• _Task directions_
Report each line of the data that includes the word "this".

— START Raw records —

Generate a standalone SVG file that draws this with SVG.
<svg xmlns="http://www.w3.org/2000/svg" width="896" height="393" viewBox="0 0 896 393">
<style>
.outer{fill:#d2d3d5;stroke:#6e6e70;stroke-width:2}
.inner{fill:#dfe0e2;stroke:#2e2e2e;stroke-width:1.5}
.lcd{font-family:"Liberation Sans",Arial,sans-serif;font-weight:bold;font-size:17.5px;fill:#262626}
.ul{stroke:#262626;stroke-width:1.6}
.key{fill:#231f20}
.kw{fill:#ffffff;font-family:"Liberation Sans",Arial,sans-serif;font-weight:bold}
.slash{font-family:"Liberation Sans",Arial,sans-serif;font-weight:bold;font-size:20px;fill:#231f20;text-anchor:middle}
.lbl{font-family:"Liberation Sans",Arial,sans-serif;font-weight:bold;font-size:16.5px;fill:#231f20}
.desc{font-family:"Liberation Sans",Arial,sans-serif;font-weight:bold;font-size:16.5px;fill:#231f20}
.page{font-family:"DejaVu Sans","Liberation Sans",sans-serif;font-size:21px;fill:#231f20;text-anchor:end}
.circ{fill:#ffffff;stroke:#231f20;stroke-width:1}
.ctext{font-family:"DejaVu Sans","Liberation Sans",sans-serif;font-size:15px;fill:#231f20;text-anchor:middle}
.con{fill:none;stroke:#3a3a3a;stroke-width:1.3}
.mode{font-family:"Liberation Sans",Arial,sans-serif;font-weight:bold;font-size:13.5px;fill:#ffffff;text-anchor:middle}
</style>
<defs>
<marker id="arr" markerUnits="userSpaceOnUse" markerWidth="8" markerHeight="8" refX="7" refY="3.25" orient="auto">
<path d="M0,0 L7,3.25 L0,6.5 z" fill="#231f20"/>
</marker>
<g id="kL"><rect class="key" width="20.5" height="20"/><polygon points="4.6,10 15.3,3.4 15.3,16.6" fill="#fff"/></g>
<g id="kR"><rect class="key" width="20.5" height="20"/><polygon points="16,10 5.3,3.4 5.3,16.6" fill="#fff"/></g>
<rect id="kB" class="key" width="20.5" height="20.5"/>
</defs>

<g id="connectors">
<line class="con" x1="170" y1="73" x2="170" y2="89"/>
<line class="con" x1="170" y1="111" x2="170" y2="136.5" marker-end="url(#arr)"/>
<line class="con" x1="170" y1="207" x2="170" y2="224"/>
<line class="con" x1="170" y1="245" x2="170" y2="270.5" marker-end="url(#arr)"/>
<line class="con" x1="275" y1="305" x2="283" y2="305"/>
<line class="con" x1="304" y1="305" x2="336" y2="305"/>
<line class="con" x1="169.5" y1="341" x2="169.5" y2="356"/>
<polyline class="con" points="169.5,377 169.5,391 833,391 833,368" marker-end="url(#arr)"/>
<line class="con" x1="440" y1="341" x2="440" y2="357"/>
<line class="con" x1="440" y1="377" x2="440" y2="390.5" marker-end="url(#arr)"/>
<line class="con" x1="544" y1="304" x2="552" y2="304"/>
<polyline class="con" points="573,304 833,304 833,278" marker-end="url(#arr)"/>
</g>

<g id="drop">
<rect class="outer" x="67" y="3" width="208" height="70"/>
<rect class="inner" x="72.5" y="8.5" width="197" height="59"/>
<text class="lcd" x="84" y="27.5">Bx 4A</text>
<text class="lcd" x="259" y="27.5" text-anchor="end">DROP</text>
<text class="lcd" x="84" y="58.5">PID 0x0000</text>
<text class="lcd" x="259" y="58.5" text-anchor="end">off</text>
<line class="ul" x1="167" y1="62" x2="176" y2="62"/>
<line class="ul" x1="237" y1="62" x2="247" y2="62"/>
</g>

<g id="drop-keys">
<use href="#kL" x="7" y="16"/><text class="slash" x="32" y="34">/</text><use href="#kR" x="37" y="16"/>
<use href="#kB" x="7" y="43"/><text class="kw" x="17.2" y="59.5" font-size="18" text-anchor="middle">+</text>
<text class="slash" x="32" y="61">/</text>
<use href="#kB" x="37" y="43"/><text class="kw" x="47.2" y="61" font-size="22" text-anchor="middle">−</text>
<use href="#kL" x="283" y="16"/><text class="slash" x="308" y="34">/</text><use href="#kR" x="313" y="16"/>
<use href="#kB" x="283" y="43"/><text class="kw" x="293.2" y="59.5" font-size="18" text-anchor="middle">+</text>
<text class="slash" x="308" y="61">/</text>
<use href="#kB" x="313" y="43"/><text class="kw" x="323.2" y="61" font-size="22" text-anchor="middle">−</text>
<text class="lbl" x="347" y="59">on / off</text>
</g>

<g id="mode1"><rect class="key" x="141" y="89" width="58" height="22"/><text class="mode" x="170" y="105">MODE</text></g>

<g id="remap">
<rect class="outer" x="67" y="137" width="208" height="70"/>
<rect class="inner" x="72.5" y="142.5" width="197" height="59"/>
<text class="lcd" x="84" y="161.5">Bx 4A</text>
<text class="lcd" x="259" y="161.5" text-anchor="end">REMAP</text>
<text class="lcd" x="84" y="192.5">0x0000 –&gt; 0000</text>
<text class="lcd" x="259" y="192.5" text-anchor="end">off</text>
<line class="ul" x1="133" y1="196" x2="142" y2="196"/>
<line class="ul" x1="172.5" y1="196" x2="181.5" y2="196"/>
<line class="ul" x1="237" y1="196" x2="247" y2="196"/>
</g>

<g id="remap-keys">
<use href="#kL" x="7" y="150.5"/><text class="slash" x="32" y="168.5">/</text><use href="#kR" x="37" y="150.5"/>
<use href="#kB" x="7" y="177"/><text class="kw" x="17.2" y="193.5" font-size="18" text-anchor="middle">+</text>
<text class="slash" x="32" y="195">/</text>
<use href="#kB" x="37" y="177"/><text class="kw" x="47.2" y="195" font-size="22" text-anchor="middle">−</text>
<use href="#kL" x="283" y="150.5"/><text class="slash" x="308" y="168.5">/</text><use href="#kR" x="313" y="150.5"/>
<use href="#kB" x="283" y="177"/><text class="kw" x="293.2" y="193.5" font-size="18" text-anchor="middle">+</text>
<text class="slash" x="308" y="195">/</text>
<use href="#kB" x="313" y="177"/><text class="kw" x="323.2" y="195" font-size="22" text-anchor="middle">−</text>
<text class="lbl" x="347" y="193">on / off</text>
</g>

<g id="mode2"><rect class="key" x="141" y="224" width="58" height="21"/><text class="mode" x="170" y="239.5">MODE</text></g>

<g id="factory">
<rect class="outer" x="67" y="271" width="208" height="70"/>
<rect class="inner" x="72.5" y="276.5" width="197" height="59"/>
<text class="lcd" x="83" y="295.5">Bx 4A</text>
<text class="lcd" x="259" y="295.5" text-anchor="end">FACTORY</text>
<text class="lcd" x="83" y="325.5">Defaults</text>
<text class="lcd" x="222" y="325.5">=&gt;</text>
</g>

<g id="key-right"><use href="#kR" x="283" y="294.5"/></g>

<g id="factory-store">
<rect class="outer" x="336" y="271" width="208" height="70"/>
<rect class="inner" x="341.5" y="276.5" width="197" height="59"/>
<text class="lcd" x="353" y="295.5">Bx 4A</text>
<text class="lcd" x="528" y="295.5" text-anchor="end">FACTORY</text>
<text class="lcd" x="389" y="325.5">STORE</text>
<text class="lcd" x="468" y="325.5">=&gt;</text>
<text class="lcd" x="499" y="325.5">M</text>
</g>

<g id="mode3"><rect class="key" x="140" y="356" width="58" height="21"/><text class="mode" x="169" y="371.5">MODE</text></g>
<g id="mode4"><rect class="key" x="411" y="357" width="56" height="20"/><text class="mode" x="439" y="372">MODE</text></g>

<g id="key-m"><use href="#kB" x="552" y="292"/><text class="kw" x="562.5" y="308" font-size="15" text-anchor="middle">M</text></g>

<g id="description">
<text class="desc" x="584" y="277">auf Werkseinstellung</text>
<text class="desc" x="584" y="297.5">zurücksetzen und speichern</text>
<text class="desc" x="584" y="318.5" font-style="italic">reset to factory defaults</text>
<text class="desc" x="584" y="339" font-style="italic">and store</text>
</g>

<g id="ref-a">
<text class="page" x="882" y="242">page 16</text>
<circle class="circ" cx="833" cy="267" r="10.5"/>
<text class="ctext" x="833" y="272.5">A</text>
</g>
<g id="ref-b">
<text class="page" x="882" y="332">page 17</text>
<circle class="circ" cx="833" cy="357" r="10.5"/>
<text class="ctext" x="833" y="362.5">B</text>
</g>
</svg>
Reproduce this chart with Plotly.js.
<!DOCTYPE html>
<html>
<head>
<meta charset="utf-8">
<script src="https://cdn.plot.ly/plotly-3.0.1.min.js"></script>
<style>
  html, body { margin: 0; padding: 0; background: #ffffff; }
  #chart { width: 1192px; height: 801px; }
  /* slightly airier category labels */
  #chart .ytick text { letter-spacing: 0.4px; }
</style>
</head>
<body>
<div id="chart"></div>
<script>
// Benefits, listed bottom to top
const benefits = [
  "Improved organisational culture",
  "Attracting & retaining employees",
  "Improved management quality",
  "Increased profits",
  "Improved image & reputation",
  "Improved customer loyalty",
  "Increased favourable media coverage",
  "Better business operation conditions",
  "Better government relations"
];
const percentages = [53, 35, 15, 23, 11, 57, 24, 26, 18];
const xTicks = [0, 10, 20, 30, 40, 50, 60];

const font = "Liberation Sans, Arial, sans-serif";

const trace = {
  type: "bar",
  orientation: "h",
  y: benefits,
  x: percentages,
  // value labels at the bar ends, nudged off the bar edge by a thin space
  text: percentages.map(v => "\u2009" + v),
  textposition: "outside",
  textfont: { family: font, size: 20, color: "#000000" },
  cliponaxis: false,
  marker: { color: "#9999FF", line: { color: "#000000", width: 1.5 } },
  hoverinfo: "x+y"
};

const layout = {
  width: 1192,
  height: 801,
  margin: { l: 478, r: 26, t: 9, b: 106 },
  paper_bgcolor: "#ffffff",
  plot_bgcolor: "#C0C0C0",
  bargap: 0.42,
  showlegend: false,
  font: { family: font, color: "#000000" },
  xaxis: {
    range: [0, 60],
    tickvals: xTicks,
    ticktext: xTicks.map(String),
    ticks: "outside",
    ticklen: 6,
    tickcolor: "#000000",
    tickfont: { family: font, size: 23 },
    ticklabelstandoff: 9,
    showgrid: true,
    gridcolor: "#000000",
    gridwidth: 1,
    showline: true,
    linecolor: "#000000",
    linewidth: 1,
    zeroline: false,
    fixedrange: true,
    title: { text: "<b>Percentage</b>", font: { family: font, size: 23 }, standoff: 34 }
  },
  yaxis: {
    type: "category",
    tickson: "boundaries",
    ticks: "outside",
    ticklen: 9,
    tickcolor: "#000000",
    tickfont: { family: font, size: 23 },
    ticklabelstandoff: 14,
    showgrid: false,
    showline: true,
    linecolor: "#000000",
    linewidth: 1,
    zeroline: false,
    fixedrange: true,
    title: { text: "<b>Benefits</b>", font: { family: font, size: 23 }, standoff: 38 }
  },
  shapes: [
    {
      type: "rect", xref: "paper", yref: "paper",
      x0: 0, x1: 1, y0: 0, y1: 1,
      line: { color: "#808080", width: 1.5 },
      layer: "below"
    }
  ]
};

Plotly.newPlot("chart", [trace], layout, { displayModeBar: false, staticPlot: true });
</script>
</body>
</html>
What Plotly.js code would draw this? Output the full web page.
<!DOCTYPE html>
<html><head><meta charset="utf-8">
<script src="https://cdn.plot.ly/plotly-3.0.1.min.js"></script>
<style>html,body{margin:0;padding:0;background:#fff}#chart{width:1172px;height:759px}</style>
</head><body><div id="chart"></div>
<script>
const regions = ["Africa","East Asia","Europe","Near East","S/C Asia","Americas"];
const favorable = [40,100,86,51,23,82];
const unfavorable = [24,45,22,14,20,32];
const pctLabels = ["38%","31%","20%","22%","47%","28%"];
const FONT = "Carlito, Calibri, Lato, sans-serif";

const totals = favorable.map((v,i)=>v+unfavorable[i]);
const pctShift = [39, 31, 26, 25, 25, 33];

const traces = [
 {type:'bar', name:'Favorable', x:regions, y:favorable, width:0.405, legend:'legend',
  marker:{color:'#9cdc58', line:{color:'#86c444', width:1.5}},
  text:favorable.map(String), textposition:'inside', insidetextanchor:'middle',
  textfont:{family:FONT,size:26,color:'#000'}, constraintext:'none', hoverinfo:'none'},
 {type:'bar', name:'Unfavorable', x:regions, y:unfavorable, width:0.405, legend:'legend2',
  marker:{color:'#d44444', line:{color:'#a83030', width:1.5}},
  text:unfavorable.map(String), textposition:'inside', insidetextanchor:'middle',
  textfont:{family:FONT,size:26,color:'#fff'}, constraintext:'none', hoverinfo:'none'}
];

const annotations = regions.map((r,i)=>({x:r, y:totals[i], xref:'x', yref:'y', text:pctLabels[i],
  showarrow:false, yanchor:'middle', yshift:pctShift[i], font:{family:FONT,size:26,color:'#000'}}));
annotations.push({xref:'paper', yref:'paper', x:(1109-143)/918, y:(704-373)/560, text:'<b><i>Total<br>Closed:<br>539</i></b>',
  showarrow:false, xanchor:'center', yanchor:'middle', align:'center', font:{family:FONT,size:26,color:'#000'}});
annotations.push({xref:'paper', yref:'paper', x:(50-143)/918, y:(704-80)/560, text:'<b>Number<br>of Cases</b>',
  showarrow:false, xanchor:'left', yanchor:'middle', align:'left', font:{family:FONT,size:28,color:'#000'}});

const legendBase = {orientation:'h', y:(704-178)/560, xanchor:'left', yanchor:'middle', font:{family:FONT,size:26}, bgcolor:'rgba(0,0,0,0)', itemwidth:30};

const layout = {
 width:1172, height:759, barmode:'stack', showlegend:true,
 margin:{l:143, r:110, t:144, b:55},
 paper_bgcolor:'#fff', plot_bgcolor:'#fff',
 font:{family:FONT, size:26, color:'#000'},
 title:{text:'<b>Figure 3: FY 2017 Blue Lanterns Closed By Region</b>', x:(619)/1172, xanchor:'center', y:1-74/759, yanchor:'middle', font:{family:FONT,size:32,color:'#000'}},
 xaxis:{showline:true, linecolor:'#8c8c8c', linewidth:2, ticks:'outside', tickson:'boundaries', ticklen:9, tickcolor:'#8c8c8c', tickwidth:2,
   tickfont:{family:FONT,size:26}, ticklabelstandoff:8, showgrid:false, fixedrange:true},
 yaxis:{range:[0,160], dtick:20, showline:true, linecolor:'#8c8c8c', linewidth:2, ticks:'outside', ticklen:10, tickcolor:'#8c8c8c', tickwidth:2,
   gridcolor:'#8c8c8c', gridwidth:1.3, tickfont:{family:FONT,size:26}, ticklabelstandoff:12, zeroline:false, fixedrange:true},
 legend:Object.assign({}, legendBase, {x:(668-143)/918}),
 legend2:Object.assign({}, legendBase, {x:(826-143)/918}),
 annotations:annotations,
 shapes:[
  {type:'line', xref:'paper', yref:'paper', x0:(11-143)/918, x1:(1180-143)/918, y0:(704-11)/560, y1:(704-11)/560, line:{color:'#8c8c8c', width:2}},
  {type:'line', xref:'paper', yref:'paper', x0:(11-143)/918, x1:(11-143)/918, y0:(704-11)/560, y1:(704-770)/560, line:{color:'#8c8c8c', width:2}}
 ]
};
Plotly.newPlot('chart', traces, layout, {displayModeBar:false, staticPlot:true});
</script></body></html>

— END Raw records —

• _Task output_
Generate a standalone SVG file that draws this with SVG.
Reproduce this chart with Plotly.js.
What Plotly.js code would draw this? Output the full web page.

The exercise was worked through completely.